Fianna Fail's foreign affairs spokesman, Mr Ray Burke, said that the issue of neutrality had been fudged. Both the WEU and PFP "have a nuclear capability which is anathema to Irish people", he said. Yet "the clear unstated inclination of the Government is to join the Nato linked PFP and WFU".
The Green Party MEP, Ms Patricia McKenna, accused the White Paper's authors of being "deceitful" and said the Government was "trying to weasel out of its commitment to hold a referendum on neutrality". The proposed involvement in PFP and WEU would compromise neutrality, yet no referendum was planned, she said.
She said that states participating in Partnership for Peace were not dedicated solely to peacekeeping. They were "allies of a military bloc which remains committed to nuclear deterrence in spite of the end of the Cold War and whose members are prepared to wage war".
She also opposed Irish involvement in peacekeeping and humanitarian missions with the Western European Union (WEU). "The Defence Forces and the Garda already have an honourable record of peacekeeping with the UN. Why can't this reputation be built on under the auspices of the UN, instead of getting into a closer relationship with Nato and the WEU?"
She also accused the Government of denying adequate debate on foreign policy, as the EU's Inter Governmental Conference opens next week.
"There is going to be no time to debate the implications of the White Paper in the thorough way that is required. The Government is bulldozing through its efforts to abandon neutrality, cheating the public of any genuine consultation or referendum on key issues of foreign policy," she said.
The Irish Campaign for Nuclear Disarmament accused the Government of pursuing a policy of "involvement by stealth in the nuclear weapons based armed forces of the North Atlantic Treaty Organisation (Nato).
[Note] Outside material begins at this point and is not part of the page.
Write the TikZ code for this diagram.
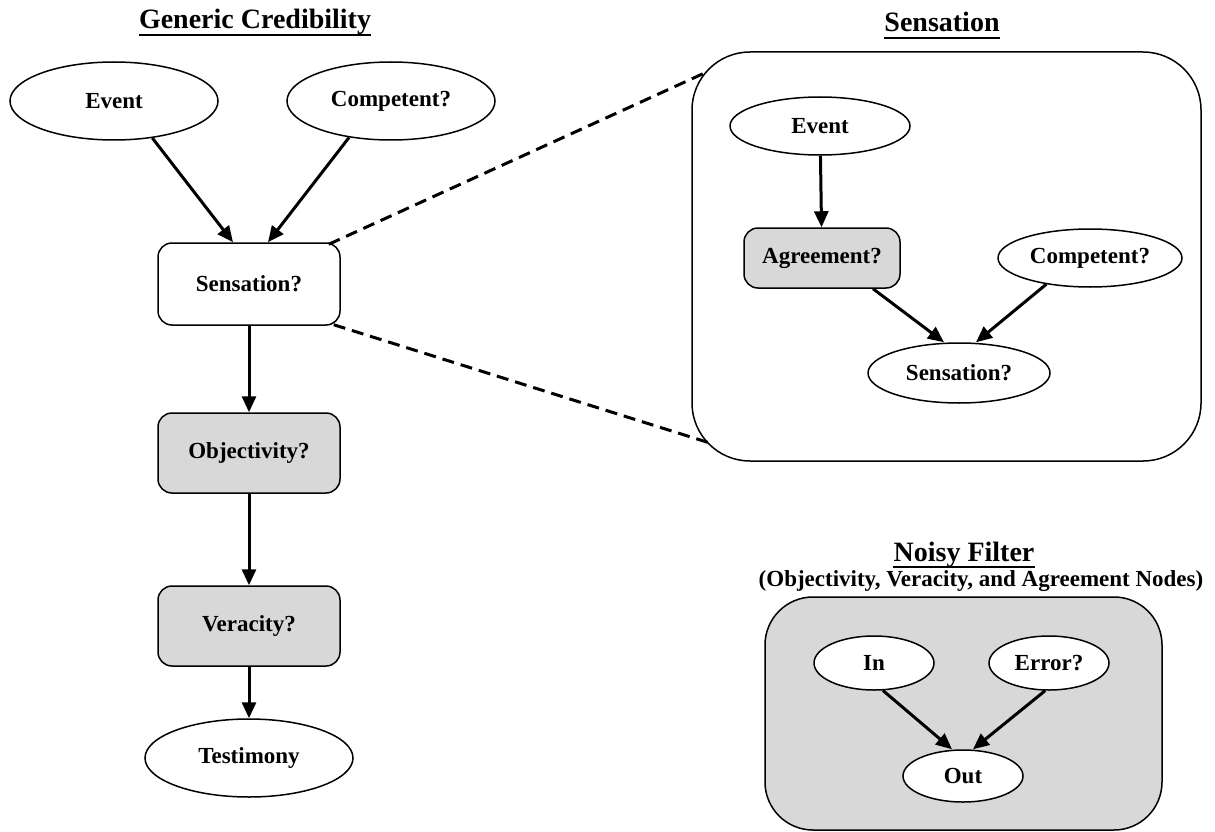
\documentclass[tikz,border=0pt]{standalone}
\usepackage{fontspec}
\setmainfont{Liberation Serif}
\usetikzlibrary{arrows.meta,shapes.geometric}
\definecolor{filtergray}{HTML}{D8D8D8}
\begin{document}
\begin{tikzpicture}[x=1pt,y=-1pt,
  every node/.style={font=\fontsize{23}{27}\selectfont\bfseries, inner sep=0pt},
  oval/.style={ellipse, draw, line width=1.5pt, fill=white},
  box/.style={rectangle, draw, line width=1.5pt, rounded corners=14pt, fill=white},
  filt/.style={box, fill=filtergray},
  link/.style={line width=3pt, -{Triangle[length=16pt,width=14pt]}},
  zoomline/.style={line width=3pt, dash pattern=on 12pt off 7pt},
  heading/.style={font=\fontsize{28}{32}\selectfont\bfseries, anchor=base},
  headrule/.style={line width=2.5pt}]

\useasboundingbox (0,0) rectangle (1215,832);

% ---------- generic credibility chain ----------
\node[heading] (genhead) at (255,29) {Generic Credibility};
\draw[headrule] ([yshift=-6pt]genhead.base west) -- ([yshift=-6pt]genhead.base east);

\node[oval, minimum width=208pt, minimum height=78pt] (ev) at (114,101) {Event};
\node[oval, minimum width=208pt, minimum height=78pt] (comp) at (391,101) {Competent?};
\node[box, minimum width=182pt, minimum height=82pt] (sens) at (249,284) {Sensation?};
\node[filt, minimum width=182pt, minimum height=80pt] (obj) at (249,453) {Objectivity?};
\node[filt, minimum width=182pt, minimum height=80pt] (ver) at (249,626) {Veracity?};
\node[oval, minimum width=208pt, minimum height=78pt] (test) at (249,758) {Testimony};

\draw[link] (ev.-44) -- ([xshift=-16pt]sens.north);
\draw[link] (comp.221) -- ([xshift=19pt]sens.north);
\draw[link] (sens) -- (obj);
\draw[link] (obj) -- (ver);
\draw[link] (ver) -- (test);

% ---------- expanded sensation node ----------
\node[heading] (senshead) at (942,32) {Sensation};
\draw[headrule] ([yshift=-6pt]senshead.base west) -- ([yshift=-6pt]senshead.base east);

\node[draw, line width=1.5pt, rounded corners=58pt, minimum width=509pt, minimum height=409pt] (zoombox) at (946.5,256.5) {};

\node[oval, minimum width=180pt, minimum height=58pt] (ev2) at (820,126) {Event};
\node[filt, minimum width=156pt, minimum height=60pt] (agr) at (822,258) {Agreement?};
\node[oval, minimum width=184pt, minimum height=58pt] (comp2) at (1090,258) {Competent?};
\node[oval, minimum width=182pt, minimum height=60pt] (sens2) at (959,373) {Sensation?};

\draw[link] (ev2) -- (agr);
\draw[link] ([xshift=51pt]agr.south) -- ([xshift=-15pt]sens2.north);
\draw[link] (comp2.211) -- ([xshift=17pt]sens2.north);

\draw[zoomline] ([xshift=-12pt,yshift=-2pt]sens.north east) -- ([xshift=15pt,yshift=-21pt]zoombox.north west);
\draw[zoomline] ([xshift=-7pt,yshift=1pt]sens.south east) -- ([xshift=21pt,yshift=18pt]zoombox.south west);

% ---------- noisy filter ----------
\node[heading] (noisyhead) at (964,561) {Noisy Filter};
\draw[headrule] ([yshift=-6pt]noisyhead.base west) -- ([yshift=-6pt]noisyhead.base east);
\node[anchor=base] (noisysub) at (981,586) {(Objectivity, Veracity, and Agreement Nodes)};

\node[draw, fill=filtergray, line width=1.5pt, rounded corners=48pt, minimum width=397pt, minimum height=233pt] (filterbox) at (963.5,713.5) {};

\node[oval, minimum width=120pt, minimum height=54pt] (in) at (874,663) {In};
\node[oval, minimum width=120pt, minimum height=54pt] (err) at (1049,663) {Error?};
\node[oval, minimum width=120pt, minimum height=52pt] (out) at (963,776) {Out};

\draw[link] (in.-72) -- ([xshift=-11pt]out.north);
\draw[link] (err.262) -- ([xshift=10pt]out.north);
\end{tikzpicture}
\end{document}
The proposed involvement in Nato's so called Partnership for Peace is designed to wean Ireland away from its traditional UN duties and towards eventual full integration into a nuclear army and the complete ending of our neutral status."
The Peace and Neutrality Alliance also claimed that signing up for PFP or the WEU's Petersberg tasks would mean "signing away our neutrality and our international reputation as UN peacekeepers." It said that PFP was "a mechanism for bringing new members into Nato and has an agenda far wider than that of peacekeeping".
The organisation said that in the coming years the neutral states would "be constantly compromised and edged into a common EU defence structure, complete with intervention forces and backed by the nuclear deterrent."